By using a persona to answer these questions, design and marketing teams can actually be in the user’s shoes, and can better meet a real user’s needs and wants. The following scenario illustrates how personas make that possible.

Will Swanson is a 52-year-old civil engineer working for a consulting firm involved with multiple projects in China. He travels to Beijing or Shanghai at least once every two months, always flying from Chicago. Additionally, once a year, Will and his wife (Sarah) fly to Hawaii for a week to visit his parents. Will routinely flies with United Airlines and usually pays for his flights online using his United credit card. He visits the United website about once every two weeks.

Laurie O’Reilly is a 30-year-old K-12 English teacher who lives in Albany, NY. Once a year, carrying coloring books and pencils, she flies to Florida with her husband (Ben) and their two young children. There, they enjoy some family time in the sun. Twice, Laurie found a special deal and they went to the Bahamas instead. Laurie has some flexibility around her traveling dates, which enables her to look for the best prices. She does not own an airline credit card, but she does buy tickets on the Internet. She does not have any special preferences for United Airlines; however, she visits the website about once every two months to check ticket prices.

Will and Laurie are very different personas; they will not answer questions in the same way. An example of a question could be, “What is the most important feature of the United Airlines website?” For Will, the website’s most important feature is to allow him to quickly find the exact flight that he needs: right time, right destination, no layover. For Laurie, the most important feature is the ability to find the best possible deal: She is flexible with time and exact destination and does not mind layovers, but she wants to pay as little as possible. Therefore, if both of the customer segments represented by these personas are to be satisfied, both of these tasks need to be easy to perform (without getting in the way of one another).

United Airlines’ marketing team can also use Will and Laurie’s personas to segment the airlines’ customers and reach them in different ways. Will is likely to be more responsive to emails promoting special frequent flyer benefits, while Laurie might appreciate time-sensitive emails from United, alerting her when there has been a price drop on family-friendly beach destinations, such as Florida or the Caribbean.

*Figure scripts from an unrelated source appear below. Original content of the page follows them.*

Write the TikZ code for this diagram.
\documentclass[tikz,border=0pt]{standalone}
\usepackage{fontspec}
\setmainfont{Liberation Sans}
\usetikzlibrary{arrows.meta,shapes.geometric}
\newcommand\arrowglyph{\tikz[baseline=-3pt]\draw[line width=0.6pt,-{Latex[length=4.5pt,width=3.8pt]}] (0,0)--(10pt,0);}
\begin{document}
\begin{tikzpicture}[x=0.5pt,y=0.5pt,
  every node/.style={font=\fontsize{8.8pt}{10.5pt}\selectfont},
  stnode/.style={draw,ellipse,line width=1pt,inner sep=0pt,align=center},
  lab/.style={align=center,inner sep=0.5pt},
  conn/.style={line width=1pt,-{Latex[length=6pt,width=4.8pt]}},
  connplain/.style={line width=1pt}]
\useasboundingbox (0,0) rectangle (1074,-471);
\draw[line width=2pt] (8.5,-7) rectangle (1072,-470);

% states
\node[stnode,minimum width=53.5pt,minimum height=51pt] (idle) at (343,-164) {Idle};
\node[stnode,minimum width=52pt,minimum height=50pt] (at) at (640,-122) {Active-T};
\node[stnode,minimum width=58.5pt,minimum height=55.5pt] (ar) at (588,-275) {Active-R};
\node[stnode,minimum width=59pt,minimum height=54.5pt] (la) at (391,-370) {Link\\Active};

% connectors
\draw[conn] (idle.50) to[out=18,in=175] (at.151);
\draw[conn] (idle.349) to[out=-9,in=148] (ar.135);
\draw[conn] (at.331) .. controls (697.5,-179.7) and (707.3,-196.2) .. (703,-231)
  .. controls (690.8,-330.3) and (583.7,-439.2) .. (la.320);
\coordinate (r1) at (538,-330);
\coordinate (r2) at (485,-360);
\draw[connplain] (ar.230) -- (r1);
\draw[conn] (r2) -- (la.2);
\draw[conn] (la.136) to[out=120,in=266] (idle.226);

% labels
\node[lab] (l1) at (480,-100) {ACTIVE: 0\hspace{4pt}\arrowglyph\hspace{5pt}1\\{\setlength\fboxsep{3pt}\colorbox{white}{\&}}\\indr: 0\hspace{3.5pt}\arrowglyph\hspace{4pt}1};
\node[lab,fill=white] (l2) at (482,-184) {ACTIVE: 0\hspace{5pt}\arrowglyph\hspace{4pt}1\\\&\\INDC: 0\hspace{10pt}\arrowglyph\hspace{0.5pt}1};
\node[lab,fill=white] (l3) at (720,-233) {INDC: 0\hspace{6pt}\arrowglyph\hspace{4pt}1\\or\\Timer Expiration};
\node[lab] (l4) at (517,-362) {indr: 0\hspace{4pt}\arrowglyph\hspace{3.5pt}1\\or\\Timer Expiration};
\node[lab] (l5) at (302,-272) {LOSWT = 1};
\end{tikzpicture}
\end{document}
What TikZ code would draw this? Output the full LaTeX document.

This is just a simple example of how personas enable you to efficiently and effectively understand, identify, and communicate what the user needs. Usability testing is another strategy to identify specific opportunities to improve, innovate on, and bridge the gaps to make sure you are delivering a fully functional and usable product. Usability testing is covered in detail in Chapter 14.

Another example of a product designed for one user that reached a surprisingly wide audience is the GoPro camera prototyped and developed by surfer Nicholas Woodman. Woodman designed a wrist strap with an attached video camera to record himself surfing. He hoped to produce professional quality footage of himself while on the water. For that task, he had very specific needs: a camera that had a very wide viewing angle, that was waterproof, that could be positioned in different ways, and that was not too expensive. He soon realized that he would have to design not only the wrist strap, but also the camera. Focusing only on his own specific needs, Nicholas Woodman had created a product that was perfect for millions of other amateurs like him. It exceeded its original market, California’s surf culture, and is now sold to snowboarders, skiers, social activists, and countless others all over the world.

While most products are not designed by the user, similar results can be obtained with a persona-centered perspective.